[Saved data entries]
_ _ _ _

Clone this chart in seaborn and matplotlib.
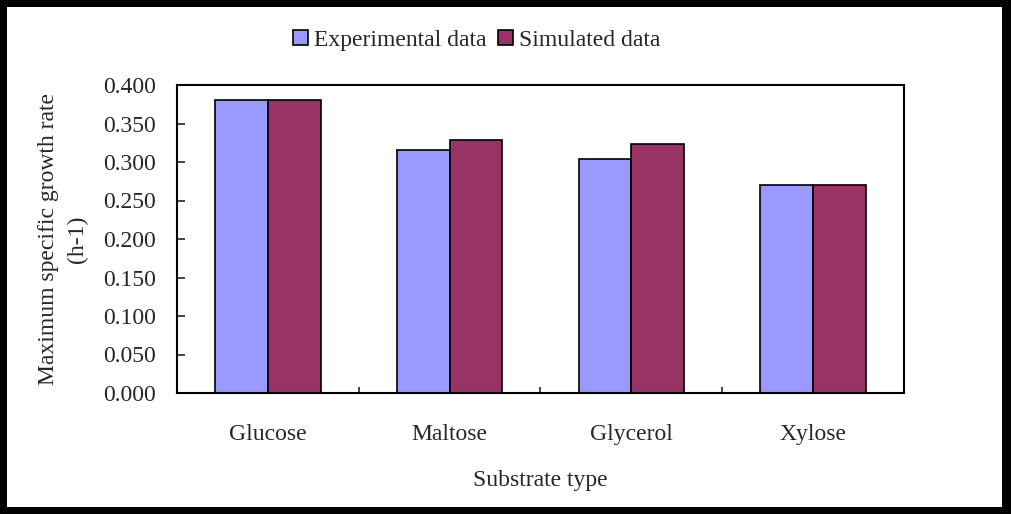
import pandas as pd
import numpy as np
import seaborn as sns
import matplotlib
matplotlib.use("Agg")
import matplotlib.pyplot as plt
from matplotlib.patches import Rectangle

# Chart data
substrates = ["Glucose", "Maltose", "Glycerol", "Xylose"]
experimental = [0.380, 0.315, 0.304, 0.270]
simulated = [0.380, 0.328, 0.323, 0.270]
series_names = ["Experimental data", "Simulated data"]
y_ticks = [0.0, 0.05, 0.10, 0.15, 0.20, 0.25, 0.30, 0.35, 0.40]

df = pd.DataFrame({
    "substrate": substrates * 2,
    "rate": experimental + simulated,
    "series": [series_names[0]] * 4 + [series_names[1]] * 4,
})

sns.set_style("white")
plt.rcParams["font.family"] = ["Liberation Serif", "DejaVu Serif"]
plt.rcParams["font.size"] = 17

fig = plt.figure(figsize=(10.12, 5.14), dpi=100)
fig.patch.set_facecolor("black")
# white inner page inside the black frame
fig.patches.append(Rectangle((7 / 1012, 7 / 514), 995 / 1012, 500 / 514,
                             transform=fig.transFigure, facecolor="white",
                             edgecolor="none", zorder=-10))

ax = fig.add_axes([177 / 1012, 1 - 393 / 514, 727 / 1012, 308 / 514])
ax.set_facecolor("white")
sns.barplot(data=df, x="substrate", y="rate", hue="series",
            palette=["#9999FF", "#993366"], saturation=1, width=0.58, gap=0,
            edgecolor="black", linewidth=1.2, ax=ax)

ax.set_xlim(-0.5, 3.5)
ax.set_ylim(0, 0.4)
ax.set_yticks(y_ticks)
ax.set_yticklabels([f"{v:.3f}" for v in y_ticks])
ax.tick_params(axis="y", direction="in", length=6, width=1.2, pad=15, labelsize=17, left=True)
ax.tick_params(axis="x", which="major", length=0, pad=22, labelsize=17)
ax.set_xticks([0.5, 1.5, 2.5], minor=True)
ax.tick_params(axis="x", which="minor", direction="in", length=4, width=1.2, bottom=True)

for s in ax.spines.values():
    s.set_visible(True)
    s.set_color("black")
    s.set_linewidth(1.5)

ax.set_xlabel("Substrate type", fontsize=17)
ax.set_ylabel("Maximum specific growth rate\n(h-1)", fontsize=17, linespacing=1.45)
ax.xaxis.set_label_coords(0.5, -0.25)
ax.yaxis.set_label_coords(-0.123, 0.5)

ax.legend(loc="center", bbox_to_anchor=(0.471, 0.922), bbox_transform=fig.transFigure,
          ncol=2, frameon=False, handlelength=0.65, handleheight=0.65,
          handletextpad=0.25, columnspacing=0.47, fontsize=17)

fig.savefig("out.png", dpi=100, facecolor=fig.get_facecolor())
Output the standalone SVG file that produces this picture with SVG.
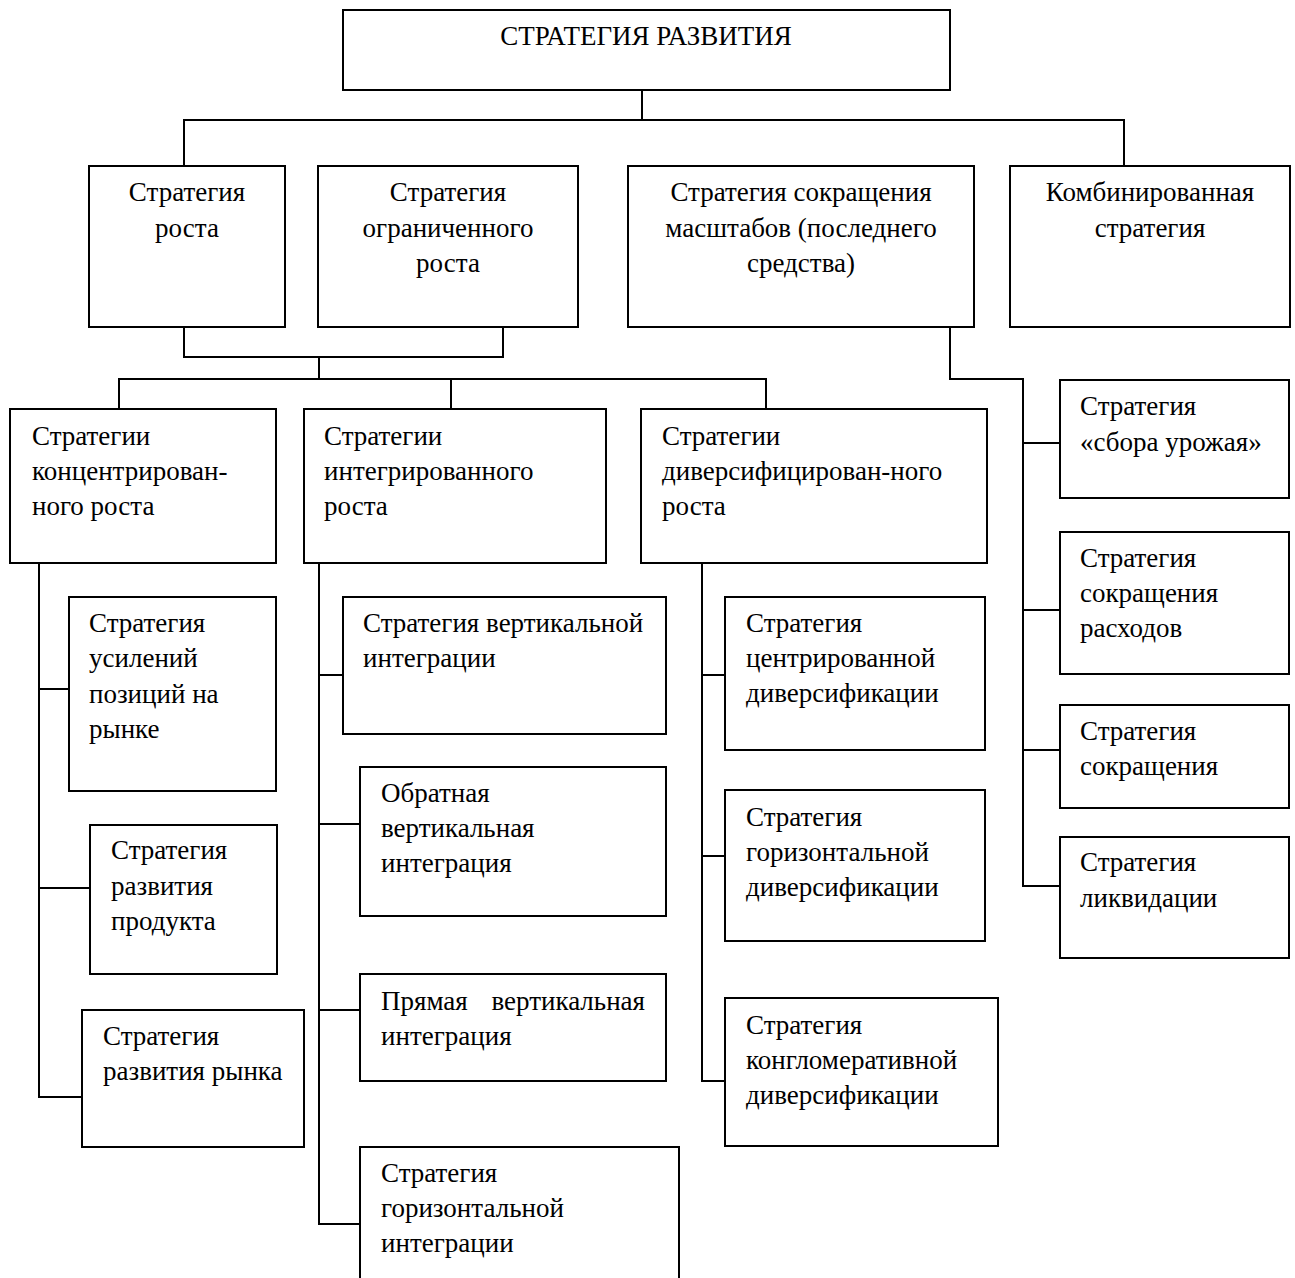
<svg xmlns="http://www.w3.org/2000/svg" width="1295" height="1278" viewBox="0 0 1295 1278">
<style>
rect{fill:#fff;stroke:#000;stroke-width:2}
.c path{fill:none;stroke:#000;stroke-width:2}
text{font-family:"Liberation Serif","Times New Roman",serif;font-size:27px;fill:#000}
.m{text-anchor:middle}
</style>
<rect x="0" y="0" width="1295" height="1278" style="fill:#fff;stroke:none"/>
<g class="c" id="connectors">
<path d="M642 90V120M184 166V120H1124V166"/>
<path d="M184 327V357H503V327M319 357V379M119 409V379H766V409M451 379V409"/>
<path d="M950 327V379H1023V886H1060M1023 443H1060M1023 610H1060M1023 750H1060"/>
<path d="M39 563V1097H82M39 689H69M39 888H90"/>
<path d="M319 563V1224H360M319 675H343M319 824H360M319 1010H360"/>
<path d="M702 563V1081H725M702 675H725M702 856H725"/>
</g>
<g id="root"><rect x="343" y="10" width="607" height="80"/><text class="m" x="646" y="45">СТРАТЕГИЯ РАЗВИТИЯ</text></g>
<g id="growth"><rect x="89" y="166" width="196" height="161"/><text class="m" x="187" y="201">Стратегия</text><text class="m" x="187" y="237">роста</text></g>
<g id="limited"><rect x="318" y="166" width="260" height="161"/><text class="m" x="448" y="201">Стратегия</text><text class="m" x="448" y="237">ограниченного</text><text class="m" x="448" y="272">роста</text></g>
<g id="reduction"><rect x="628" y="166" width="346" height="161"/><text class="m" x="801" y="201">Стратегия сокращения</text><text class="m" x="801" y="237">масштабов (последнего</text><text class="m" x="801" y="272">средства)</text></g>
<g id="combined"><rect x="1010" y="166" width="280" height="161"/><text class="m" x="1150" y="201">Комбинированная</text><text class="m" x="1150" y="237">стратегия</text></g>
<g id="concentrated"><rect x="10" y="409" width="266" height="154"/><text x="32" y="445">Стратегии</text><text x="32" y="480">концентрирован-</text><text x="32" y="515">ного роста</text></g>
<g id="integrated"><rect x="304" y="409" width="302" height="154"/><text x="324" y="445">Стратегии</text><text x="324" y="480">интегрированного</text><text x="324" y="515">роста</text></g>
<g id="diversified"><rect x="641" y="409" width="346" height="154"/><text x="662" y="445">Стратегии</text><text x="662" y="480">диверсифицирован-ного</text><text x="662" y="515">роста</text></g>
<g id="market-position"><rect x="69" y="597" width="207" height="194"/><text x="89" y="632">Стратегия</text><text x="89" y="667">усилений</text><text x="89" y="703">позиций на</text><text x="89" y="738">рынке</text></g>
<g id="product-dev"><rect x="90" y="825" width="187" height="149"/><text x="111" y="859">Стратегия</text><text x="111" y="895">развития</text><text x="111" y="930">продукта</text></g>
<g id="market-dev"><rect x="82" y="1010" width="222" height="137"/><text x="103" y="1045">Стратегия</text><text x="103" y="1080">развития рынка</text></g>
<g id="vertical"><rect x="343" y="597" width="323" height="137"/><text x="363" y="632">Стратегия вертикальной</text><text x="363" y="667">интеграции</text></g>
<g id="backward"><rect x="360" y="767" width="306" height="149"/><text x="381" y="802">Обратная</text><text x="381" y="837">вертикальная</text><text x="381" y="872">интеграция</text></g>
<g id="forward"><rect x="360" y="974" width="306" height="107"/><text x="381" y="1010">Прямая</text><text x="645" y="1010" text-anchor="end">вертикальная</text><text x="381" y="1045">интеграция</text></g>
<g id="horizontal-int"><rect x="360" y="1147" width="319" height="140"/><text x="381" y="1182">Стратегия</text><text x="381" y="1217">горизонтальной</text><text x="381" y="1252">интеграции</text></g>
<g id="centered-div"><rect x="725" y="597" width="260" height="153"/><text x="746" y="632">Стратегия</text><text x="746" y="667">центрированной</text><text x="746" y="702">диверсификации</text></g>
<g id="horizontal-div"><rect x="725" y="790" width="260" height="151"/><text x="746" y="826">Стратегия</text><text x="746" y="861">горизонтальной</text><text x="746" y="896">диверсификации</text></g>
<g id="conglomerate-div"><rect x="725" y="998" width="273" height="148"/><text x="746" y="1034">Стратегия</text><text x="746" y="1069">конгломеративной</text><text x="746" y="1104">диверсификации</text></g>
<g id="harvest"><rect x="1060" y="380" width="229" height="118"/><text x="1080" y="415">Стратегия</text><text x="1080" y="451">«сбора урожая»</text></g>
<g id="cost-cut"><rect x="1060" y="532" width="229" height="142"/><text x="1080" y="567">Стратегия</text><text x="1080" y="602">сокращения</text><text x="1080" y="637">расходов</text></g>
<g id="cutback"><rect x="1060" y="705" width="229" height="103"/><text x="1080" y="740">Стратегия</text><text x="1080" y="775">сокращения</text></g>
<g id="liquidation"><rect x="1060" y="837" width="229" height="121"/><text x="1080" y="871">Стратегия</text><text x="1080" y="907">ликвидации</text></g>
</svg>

_ _ _ _

_TASK TO CARRY OUT_. Count each line of the entries that holds the word "picture", then state the total and nothing more.

_SOLVED EXERCISE_. 1